Eine stabile Zukunft für den Unionsverlag

Es wirkt wie das Ende einer Ära: Gestern teilte der Unionsverlag mit, dass er künftig unter dem Dach der Münchener Verlagsgruppe C. H. Beck arbeiten werde. Der in Zürich ansässige Verlag wurde 1975 an einem Küchentisch gegründet. Das Startkapital betrug 2000 Franken, das erste herausgegebene Buch war Lisel Bruggmanns «Ich wünsche euch des Weltenalls Erbeben», diese «Gedichte und Erzählungen aus dem Kampf der Schweizer Arbeiterklasse» wurden noch mit Leim, Pinsel und Schere gelayoutet. Seither hat der Unionsverlag über 700 Werke von gut 600 Autor:innen aus rund siebzig Ländern publiziert. Er war von Anfang an international orientiert, mit einem Schwerpunkt auf Literatur aus afrikanischen Ländern, Lateinamerika und Asien. Mit dem chinesischen Autor Mo Yan und dem Ägypter Nagib Machfus hat der Verlag gleich zwei Nobelpreisträger im Programm.

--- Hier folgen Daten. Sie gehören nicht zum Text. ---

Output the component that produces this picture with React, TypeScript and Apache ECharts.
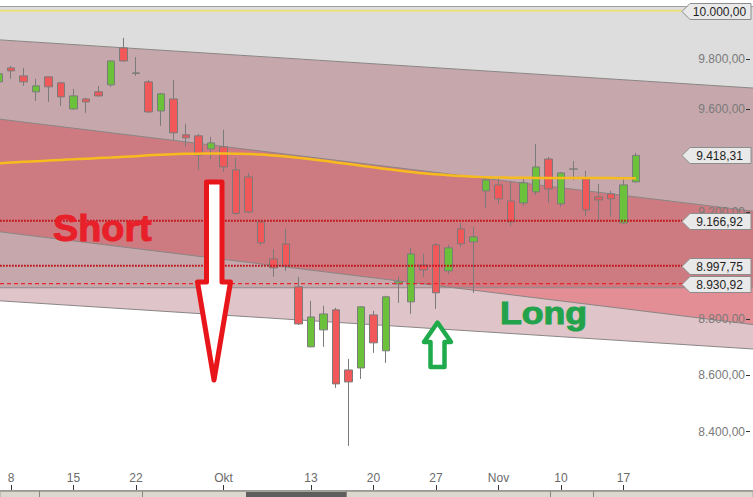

Doch nun hat das deutsche Familienunternehmen C. H. Beck das Aktienkapital des Unionsverlags rückwirkend per 1. Januar übernommen. «Es war uns wichtig, die Weichen für eine stabile Zukunft zu stellen angesichts der vielen Herausforderungen unserer sich wandelnden Branche», schreibt Lucien Leitess, Leiter des Unionsverlags, der den Betrieb vor 48 Jahren mitbegründet hat, in einer Infomail.

Als grösste Herausforderung nennt Leitess auf Nachfrage die Abschaffung der Buchpreisbindung 2007, die dazu führte, dass mittlerweile die Hälfte der in der deutschsprachigen Schweiz verkauften Bücher direkt in Deutschland bezogen werden. Der zweite Punkt sei der Wertverlust des Euro gegenüber dem Franken: «Dieser reisst Löcher in die Bilanz. Alle Verlage unserer Grössenordnung müssen sich anpassen, Kooperationen und Zusammenschlüsse sind nötig.» Dazu haben sich auch andere Verlage entschieden: So hat der 2018 gegründete Kampa Verlag in den letzten Jahren Schöffling & Co., Jung und Jung sowie den Atlantis Verlag übernommen.

Leitess betont, dass er mit der gefundenen Lösung sehr glücklich sei. Der Verlag soll innerhalb der Gruppenstruktur eigenständig bleiben und seinen eigenen Geist behalten. Leitess selber wird bis Ende 2024 den Übergang begleiten oder bleiben, «solange ich nützlich bin».

«Alles, was vor uns liegt, atmet Frische und Freiheit, ein Riesenspass wartet auf uns.» Dieses Zitat steht auf dem Titel des aktuellen Verlagsprogramms des Unionsverlags. Es stammt aus dem im Herbst erscheinenden Roman «Zwei Wochen am Meer» von R. C. Sherriff.

Es ist dem Verlag zu wünschen, dass das auch auf ihn zutrifft.